§ **TASK DIRECTIONS**:
Reproduce nothing except the lines between the line with "Rebuild this chart" and the line with "not offered, 4", both ends included, and please leave out pictures.

§ **EXTRACTED RECORDS**:
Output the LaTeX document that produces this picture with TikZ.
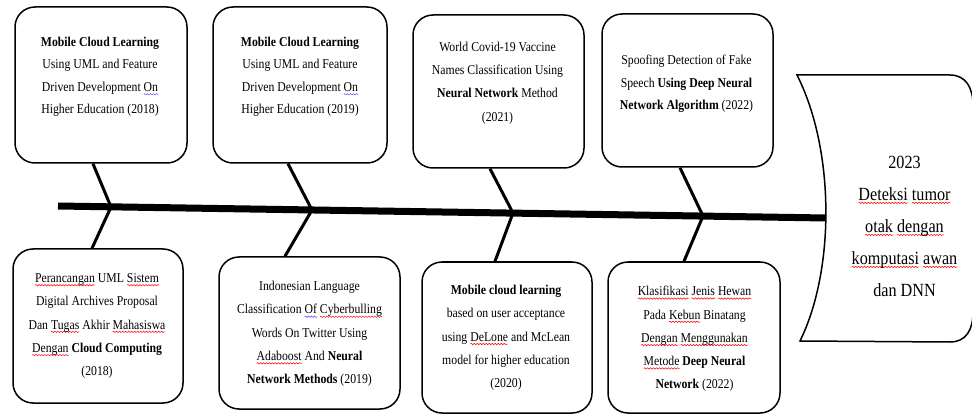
\documentclass[tikz,border=0pt]{standalone}
\usepackage{fontspec}
\setmainfont{Liberation Serif}[FakeStretch=0.87]
\usetikzlibrary{calc,decorations.pathmorphing}

% proofing-style wavy underlines under single words
\newsavebox\wordbox
\newlength\wordwd
\newcommand\wavemark[2]{\sbox\wordbox{#2}\setlength\wordwd{\wd\wordbox}%
  \rlap{\tikz[overlay,baseline=0pt]\draw[#1,line width=0.5pt,decorate,
    decoration={snake,amplitude=0.7pt,segment length=3pt}]
    (0pt,-2.8pt) -- (\wordwd,-2.8pt);}\usebox\wordbox}
\newcommand\spell[1]{\wavemark{red}{#1}}
\newcommand\gram[1]{\wavemark{blue!70}{#1}}

\begin{document}
\begin{tikzpicture}[x=1pt,y=-1pt,
  card/.style={draw, line width=1.5pt, rounded corners=20pt, inner sep=0pt},
  txt/.style={align=center, font=\fontsize{13.5}{22.5}\selectfont, inner sep=0pt},
  txtwide/.style={align=center, font=\fontsize{13.5}{23.3}\selectfont, inner sep=0pt},
  goaltxt/.style={align=center, font=\fontsize{18.6}{32}\selectfont, inner sep=0pt},
  branch/.style={line width=3pt, line join=round},
  spine/.style={line width=7pt}]
\useasboundingbox (0,0) rectangle (972,414);
\clip (0,0) rectangle (972,414);

% upper row of cards
\node[card, minimum width=172pt, minimum height=156pt] (b1) at (101,85) {};
\node[card, minimum width=174pt, minimum height=156pt] (b2) at (300,85) {};
\node[card, minimum width=171pt, minimum height=153pt] (b3) at (498.5,91.5) {};
\node[card, minimum width=171pt, minimum height=153pt] (b4) at (687.5,90.5) {};
% lower row of cards
\node[card, minimum width=170pt, minimum height=154pt] (b5) at (98,326) {};
\node[card, minimum width=181pt, minimum height=152pt] (b6) at (309.5,333) {};
\node[card, minimum width=170pt, minimum height=151pt] (b7) at (507,337.5) {};
\node[card, minimum width=172pt, minimum height=151pt] (b8) at (694,337.5) {};

% card texts
\node[txt] (t1) at (100,77) {\textbf{Mobile Cloud Learning}\\Using UML and Feature\\Driven Development \gram{On}\\Higher Education (2018)};
\node[txt] (t2) at (300,77) {\textbf{Mobile Cloud Learning}\\Using UML and Feature\\Driven Development \gram{On}\\Higher Education (2019)};
\node[txtwide] (t3) at (497.5,83) {World Covid-19 Vaccine\\Names Classification Using\\\textbf{Neural Network} Method\\(2021)};
\node[txt] (t4) at (686.5,84) {Spoofing Detection of Fake\\Speech \textbf{Using Deep Neural}\\\textbf{Network Algorithm} (2022)};
\node[txtwide] (t5) at (97,326) {\spell{Perancangan} UML \spell{Sistem}\\Digital Archives Proposal\\Dan \spell{Tugas} Akhir \spell{Mahasiswa}\\\spell{Dengan} \textbf{Cloud Computing}\\(2018)};
\node[txtwide] (t6) at (309.5,334) {Indonesian Language\\Classification \gram{Of} \spell{Cyberbulling}\\Words On Twitter Using\\\spell{Adaboost} And \textbf{Neural}\\\textbf{Network Methods} (2019)};
\node[txtwide] (t7) at (506,338) {\textbf{Mobile cloud learning}\\based on user acceptance\\using \spell{DeLone} and McLean\\model for higher education\\(2020)};
\node[txtwide] (t8) at (694.5,339) {\spell{Klasifikasi} \spell{Jenis} \spell{Hewan}\\Pada \spell{Kebun} Binatang\\\spell{Dengan} \spell{Menggunakan}\\\spell{Metode} \textbf{Deep Neural}\\\textbf{Network} (2022)};

% goal shape at the head of the spine
\draw[line width=1.5pt] (797,75) -- (950,75)
  .. controls (966,75) and (973,88) .. (973,105) -- (973,312)
  .. controls (973,330) and (966,342) .. (950,342) -- (800,341)
  .. controls (835,270) and (835,150) .. (797,75) -- cycle;
\node[goaltxt] (goal) at (904.5,226) {2023\\\spell{Deteksi} \spell{tumor}\\\spell{otak} \spell{dengan}\\\spell{komputasi} \spell{awan}\\dan DNN};

% spine
\coordinate (s0) at (58,206);
\coordinate (s1) at (826,218);
\draw[spine] (s0) -- (s1);

% junctions on the spine
\coordinate (j1) at (111,207);
\coordinate (j2) at (312,210);
\coordinate (j3) at (513,213);
\coordinate (j4) at (703,216);

% branches
\draw[branch] ([xshift=-8pt]b1.south) -- (j1) -- ([xshift=-6pt]b5.north);
\draw[branch] ([xshift=-12pt]b2.south) -- (j2) -- ([xshift=-24.5pt]b6.north);
\draw[branch] ([xshift=-8.5pt]b3.south) -- (j3) -- ([xshift=-12pt]b7.north);
\draw[branch] ([xshift=-7.5pt]b4.south) -- (j4) -- ([xshift=-10pt]b8.north);
\end{tikzpicture}
\end{document}
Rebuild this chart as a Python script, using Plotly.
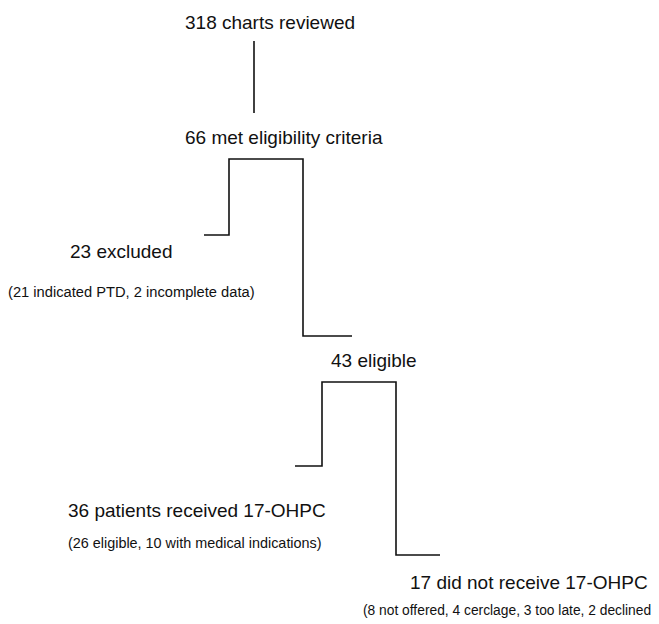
import plotly.graph_objects as go

# ---- data ----
counts = [318, 66, 23, 43, 36, 17]
labels = ["charts reviewed", "met eligibility criteria", "excluded", "eligible",
          "patients received 17-OHPC", "did not receive 17-OHPC"]
details = ["", "", "(21 indicated PTD, 2 incomplete data)", "",
           "(26 eligible, 10 with medical indications)",
           "(8 not offered, 4 cerclage, 3 too late, 2 declined)"]

# ---- layout (pixel canvas) ----
W, H = 659, 624
PAGE_MARGIN = 8  # default body margin of the html page
node_pos = [(270, 22), (283.5, 137), (121, 251), (374, 360), (197, 510), (529, 582)]
detail_pos = [None, None, (131, 292), None, (195, 543), (509, 610)]
detail_size = [None, None, 14.7, None, 14.4, 13.8]

# connector paths (canvas coordinates)
connectors = [
    ([254, 254], [41, 113]),
    ([204, 229, 229, 303, 303, 352], [235, 235, 159, 159, 336, 336]),
    ([295, 322, 322, 396, 396, 440], [466, 466, 382, 382, 555, 555]),
]

fig = go.Figure()
for xs, ys in connectors:
    fig.add_trace(go.Scatter(x=xs, y=ys, mode="lines",
                             line=dict(color="#111111", width=1.6),
                             hoverinfo="skip", showlegend=False))

FAMILY = "Liberation Sans, Arial, sans-serif"
font_main = dict(family=FAMILY, size=19, color="#111111")

for c, lab, (x, y) in zip(counts, labels, node_pos):
    fig.add_annotation(x=x, y=y, text=f"{c} {lab}", showarrow=False,
                       xanchor="center", yanchor="middle", font=font_main)
for d, p, s in zip(details, detail_pos, detail_size):
    if d and p:
        fig.add_annotation(x=p[0], y=p[1], text=d, showarrow=False,
                           xanchor="center", yanchor="middle",
                           font=dict(family=FAMILY, size=s, color="#111111"))

fig.update_layout(
    width=W - PAGE_MARGIN, height=H - PAGE_MARGIN,
    margin=dict(l=0, r=0, t=0, b=0),
    paper_bgcolor="white", plot_bgcolor="white",
    xaxis=dict(range=[PAGE_MARGIN, W], visible=False, fixedrange=True),
    yaxis=dict(range=[H, PAGE_MARGIN], visible=False, fixedrange=True),
    showlegend=False,
)
fig.write_html("out.html")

§ **RESULT FOR THIS EXERCISE**:
Rebuild this chart as a Python script, using Plotly.
import plotly.graph_objects as go

# ---- data ----
counts = [318, 66, 23, 43, 36, 17]
labels = ["charts reviewed", "met eligibility criteria", "excluded", "eligible",
          "patients received 17-OHPC", "did not receive 17-OHPC"]
details = ["", "", "(21 indicated PTD, 2 incomplete data)", "",
           "(26 eligible, 10 with medical indications)",
           "(8 not offered, 4 cerclage, 3 too late, 2 declined)"]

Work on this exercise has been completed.